Tweeting, blogging, texting. Remember when we just talked to each other? Author Unknown
Welcome to the May edition of Teens and Tweens. Before we go further, I’m going to admit something: I have texted while driving, not just once, but on numerous occasions. But now it’s over. I’ve done some research into the topic for this month’s article, and the research is beyond convincing. If you need help convincing your teenagers that texting while driving really is a big deal with life-altering consequences, show them — with facts, photos, studies, videos and news stories — what can happen when somebody behind the wheel sends a quick text message that he or she thinks is “no big deal.”
As a parent, your own level of focus behind the wheel will also set expectations for your kids. If you’re distracted while you’re driving, chances are they will be, too, when it’s their turn to get behind the wheel.

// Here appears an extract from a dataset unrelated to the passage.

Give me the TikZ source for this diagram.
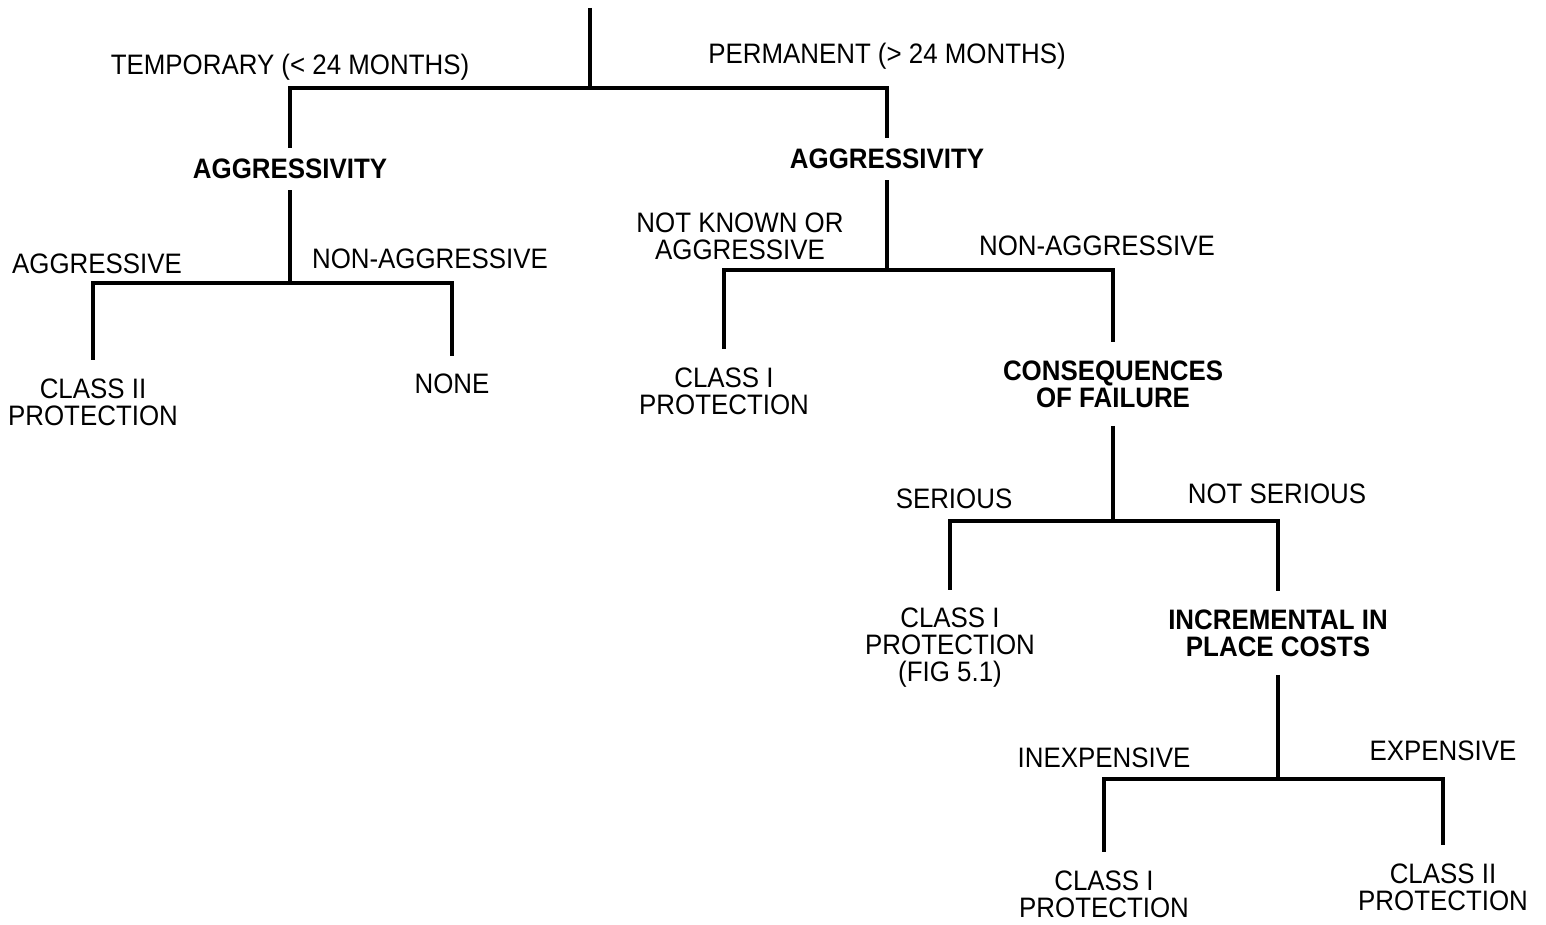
\documentclass[tikz,border=0pt]{standalone}
\usepackage{fontspec}
\setmainfont[FakeStretch=0.92]{Liberation Sans}

\begin{document}
\begin{tikzpicture}[
    x=0.01cm,y=-0.01cm,
    lbl/.style={align=center,inner sep=0pt,font=\fontsize{8}{7.7}\selectfont},
    decision/.style={lbl,font=\fontsize{8}{7.7}\selectfont\bfseries,inner ysep=5pt},
    leaf/.style={lbl,inner ysep=5pt},
    branch/.style={line width=0.9pt}
]
\useasboundingbox (0,0) rectangle (1546,925);

% Service life split
\coordinate (top) at (590,8);
\coordinate (j0) at (590,88);
\node[decision,inner ysep=3pt] (aggL) at (290,169) {AGGRESSIVITY};
\node[decision,inner ysep=3pt] (aggR) at (887,159) {AGGRESSIVITY};
\node[lbl] (lblTemp) at (290,67) {TEMPORARY (< 24 MONTHS)};
\node[lbl] (lblPerm) at (887,56) {PERMANENT (> 24 MONTHS)};
\draw[branch] (top) -- (j0);
\draw[branch] (j0) -| (aggL);
\draw[branch] (j0) -| (aggR);

% Temporary: aggressivity
\coordinate (j1) at (290,283);
\node[leaf] (classIIa) at (93,402) {CLASS II\\PROTECTION};
\node[leaf] (none) at (452,384) {NONE};
\node[lbl] (lblAggL) at (97,264) {AGGRESSIVE};
\node[lbl] (lblNonL) at (430,259) {NON-AGGRESSIVE};
\draw[branch] (aggL) -- (j1);
\draw[branch] (j1) -| (classIIa);
\draw[branch] (j1) -| (none);

% Permanent: aggressivity
\coordinate (j2) at (887,270);
\node[leaf] (classIa) at (724,391) {CLASS I\\PROTECTION};
\node[decision] (conseq) at (1113,384) {CONSEQUENCES\\OF FAILURE};
\node[lbl] (lblNotKnown) at (740,236) {NOT KNOWN OR\\AGGRESSIVE};
\node[lbl] (lblNonR) at (1097,246) {NON-AGGRESSIVE};
\draw[branch] (aggR) -- (j2);
\draw[branch] (j2) -| (classIa);
\draw[branch] (j2) -| (conseq);

% Consequences of failure
\coordinate (j3) at (1113,521);
\node[leaf] (classIb) at (950,648) {CLASS I\\PROTECTION\\(FIG 5.1)};
\node[decision] (incr) at (1278,633) {INCREMENTAL IN\\PLACE COSTS};
\node[lbl] (lblSer) at (954,499) {SERIOUS};
\node[lbl] (lblNotSer) at (1277,494) {NOT SERIOUS};
\draw[branch] (conseq) -- (j3);
\draw[branch] (j3) -| (classIb);
\draw[branch] (j3) -| (incr);

% Incremental in place costs
\coordinate (j4) at (1278,779);
\node[leaf] (classIc) at (1104,894) {CLASS I\\PROTECTION};
\node[leaf] (classIIb) at (1443,887) {CLASS II\\PROTECTION};
\node[lbl] (lblInexp) at (1104,758) {INEXPENSIVE};
\node[lbl] (lblExp) at (1443,751) {EXPENSIVE};
\draw[branch] (incr) -- (j4);
\draw[branch] (j4) -| (classIc);
\draw[branch] (j4) -| (classIIb);
\end{tikzpicture}
\end{document}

I happened across a study that was conducted over an 18-month period in which cameras were used to catch people texting while driving. This was then compared with automobile accidents, etc. The results showed that the collision risk was 23 times greater if the drivers were texting.
In another study conducted in Virginia, 46% of 16 and 17-year-olds admit to text messaging while driving, with AAA indicating that the risk for a car accident increases by 50% for those who text while driving.
While many states have outlawed texting and driving, some states have actually had an increase in automobile claims by young adults since that law went into effect. While nobody can say for sure, one person speculated that since texting and driving was against the law, the person would put their hands in a position that was even lower than normal so he or she could text and not be seen, which, of course, only served to slow the reflexes and distract the driver even more.
In an article published in 2010, Reuters indicated, “Drivers distracted by talking or texting on cell phones killed an estimated 16,000 people from 2001 to 2007.” This is an astounding and frightening number to be sure.
It’s even more frightening when you hear the real-life stories and see the photos of the people who have died as a result of texting and driving (these pictures and information were obtained via Google and the website textingndriving.com):
Bailey Goodman, 17, was killed along with four of her fellow cheerleaders when she swerved into oncoming traffic, hit a tractor-trailer and her SUV burst into flames.
Five days earlier, the five teenagers had graduated from high school. Two minutes before the crash was reported, her phone was used to send a text greeting to a friend.
Ashley D. Miller, 18, (far right) veered into oncoming traffic and hit another car head-on while she was texting. She and the other driver, a 40-year-old mother of 1, were killed instantly.
Dana Trammell, 17, (right) was texting someone on her way to her first day of school of senior year when she crashed and was thrown from her vehicle. She was pronounced dead at the scene.
The following You Tube video is a Public Service Announcement created in the United Kingdom to show teens the dangers of texting and driving. It has been shown to scores of high school students throughout Great Britain and is graphic for a reason. Texting can be dangerous and there is no doubt about it when you see this video.
WARNING: This is very graphic and, although it is a simulation and not a real accident, it really gets the point across. After viewing it, many high school students have said that they will no longer text and drive, so it does seem to be working. Let’s hope they were being honest. Some teens also said that, if they are in a car where the driver wants to send a text, they will offer to send the text for the driver so that his or her eyes can stay on the road.
Here’s the video:
If this video does not convince you, then I’m not sure what will.
Until next month, be safe while you’re driving. I know I will.